SET PROBLEM: Your task is to output the listing word for word, with pictures excluded.
>> start DATA EXTRACT
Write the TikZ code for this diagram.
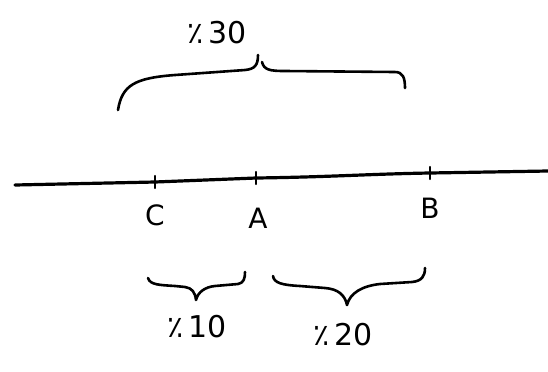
\documentclass[tikz,border=0pt]{standalone}
\usepackage{fontspec}
\setmainfont{DejaVu Sans}
\usetikzlibrary{positioning}
\tikzset{
  axis line/.style={line width=1.6pt, line cap=round},
  tick line/.style={line width=1.2pt, line cap=round},
  brace line/.style={line width=1.3pt, line cap=round, line join=round},
  point label/.style={font=\fontsize{14}{16}\selectfont},
  percent label/.style={font=\fontsize{15}{17}\selectfont},
}

\begin{document}
\begin{tikzpicture}[x=0.5pt,y=-0.5pt]
  \useasboundingbox (0,0) rectangle (548,371);
  % number line
  \coordinate (left) at (15,185);
  \coordinate (C) at (155,182);
  \coordinate (A) at (256,178);
  \coordinate (B) at (430,173);
  \coordinate (right) at (548,171);
  \draw[axis line] (left) -- (C) -- (A) .. controls (330,177) and (370,174) .. (B) -- (right);
  \foreach \p in {C,A,B}
    \draw[tick line] ([yshift=3pt]\p) -- ([yshift=-3pt]\p);
  \node[point label] (lblC) at (155,215) {C};
  \node[point label] (lblA) at (258,218) {A};
  \node[point label] (lblB) at (430,208) {B};
  % top brace (C to B)
  \draw[brace line] (118,110) .. controls (122,85) and (135,78) .. (175,75)
    -- (245,70) .. controls (255,69) and (258,65) .. (258,55);
  \draw[brace line] (262,62) .. controls (264,70) and (270,71) .. (285,71)
    -- (395,72) .. controls (403,72) and (405,78) .. (405,88);
  \node[percent label] (pct30) at (217,33) {٪\,30};
  % bottom braces
  \draw[brace line] (148,278) .. controls (150,285) and (160,285) .. (175,286)
    -- (185,287) .. controls (192,288) and (195,292) .. (196,300)
    .. controls (198,292) and (205,287) .. (215,286)
    -- (238,284) .. controls (244,283) and (245,278) .. (245,272);
  \draw[brace line] (273,276) .. controls (274,283) and (282,285) .. (300,286)
    -- (325,288) .. controls (338,289) and (345,295) .. (347,305)
    .. controls (350,293) and (362,286) .. (380,284)
    -- (412,282) .. controls (422,281) and (425,276) .. (425,268);
  \node[percent label] (pct10) at (197,327) {٪\,10};
  \node[percent label] (pct20) at (343,335) {٪\,20};
\end{tikzpicture}
\end{document}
>> end DATA EXTRACT
OUTPUT OF THE EXERCISE:
Write the TikZ code for this diagram.
\documentclass[tikz,border=0pt]{standalone}
\usepackage{fontspec}
\setmainfont{DejaVu Sans}
\usetikzlibrary{positioning}
\tikzset{
  axis line/.style={line width=1.6pt, line cap=round},
  tick line/.style={line width=1.2pt, line cap=round},
  brace line/.style={line width=1.3pt, line cap=round, line join=round},
  point label/.style={font=\fontsize{14}{16}\selectfont},
  percent label/.style={font=\fontsize{15}{17}\selectfont},
}

\begin{document}
\begin{tikzpicture}[x=0.5pt,y=-0.5pt]
  \useasboundingbox (0,0) rectangle (548,371);
  % number line
  \coordinate (left) at (15,185);
  \coordinate (C) at (155,182);
  \coordinate (A) at (256,178);
  \coordinate (B) at (430,173);
  \coordinate (right) at (548,171);
  \draw[axis line] (left) -- (C) -- (A) .. controls (330,177) and (370,174) .. (B) -- (right);
  \foreach \p in {C,A,B}
    \draw[tick line] ([yshift=3pt]\p) -- ([yshift=-3pt]\p);
  \node[point label] (lblC) at (155,215) {C};
  \node[point label] (lblA) at (258,218) {A};
  \node[point label] (lblB) at (430,208) {B};
  % top brace (C to B)
  \draw[brace line] (118,110) .. controls (122,85) and (135,78) .. (175,75)
    -- (245,70) .. controls (255,69) and (258,65) .. (258,55);
  \draw[brace line] (262,62) .. controls (264,70) and (270,71) .. (285,71)
    -- (395,72) .. controls (403,72) and (405,78) .. (405,88);
  \node[percent label] (pct30) at (217,33) {٪\,30};
  % bottom braces
  \draw[brace line] (148,278) .. controls (150,285) and (160,285) .. (175,286)
    -- (185,287) .. controls (192,288) and (195,292) .. (196,300)
    .. controls (198,292) and (205,287) .. (215,286)
    -- (238,284) .. controls (244,283) and (245,278) .. (245,272);
  \draw[brace line] (273,276) .. controls (274,283) and (282,285) .. (300,286)
    -- (325,288) .. controls (338,289) and (345,295) .. (347,305)
    .. controls (350,293) and (362,286) .. (380,284)
    -- (412,282) .. controls (422,281) and (425,276) .. (425,268);
  \node[percent label] (pct10) at (197,327) {٪\,10};
  \node[percent label] (pct20) at (343,335) {٪\,20};
\end{tikzpicture}
\end{document}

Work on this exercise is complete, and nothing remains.